For leaders in the industry, Laurent says patience is key. “Big changes usually take time to be accepted by customers and team members. If your new big idea is not immediately rejected, it may turn into something really good!”
Speaking of leaders – has he learned anything from mentors in his own career? Yes, of course, he told us: “When I was working for PepsiCo and later for Club Med, I was managed by people who gave me important management roles even though I was younger than my peers. Those managers taught me two important things:
- Work hard and play hard is part of the recipe. I never met a brilliant manager who was not a hard worker.

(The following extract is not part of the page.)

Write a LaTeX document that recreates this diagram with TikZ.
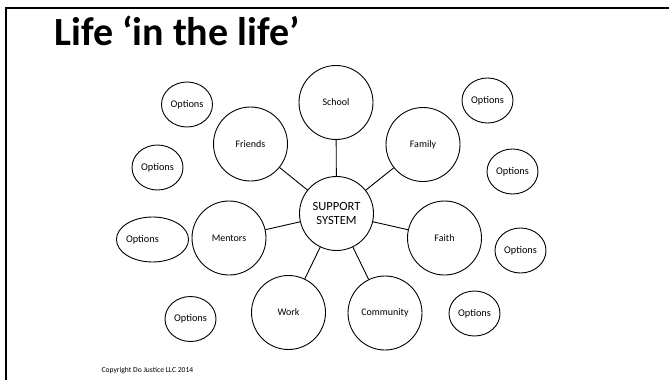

- Don’t stop after a ‘no’, try again. Having an answer, even if it’s a no, is always better than not having an answer. After a no, you can start a discussion on the reason for the no and sometimes you can turn it to a success. If I had stopped after the ‘no’ I received from the bank when I wanted to start a pizza delivery business in France back in 1988, I would never have had the chance to sell it two years later to Pizza Hut!”
France is of course a particularly competitive country for casinos, and when asked if he can share an example of a leader in our industry that has impressed, Laurent looks to competitors Groupe Partouche. He explains: “The French market is not only the biggest market in Europe, but with 203 casinos, competition is really strong!
“One of the most innovative companies – and therefore one of the strongest competitors for us – is Groupe Partouche. For example, to tackle the smoking ban, they created an open air casino in “La Ciotat” with huge umbrellas designed as chips, spread over a nice and well-designed garden… You can even play BlackJack in a swimming pool! Yes, it’s in the south of France with milder weather, but there are lots of ideas that operators could adapt to their markets.”
In essence, Laurent’s insights underscore the importance of out-of-the-box thinking, active field experience, and adaptability in leadership within the gambling sector. His wisdom serves as a valuable guide for current and aspiring leaders.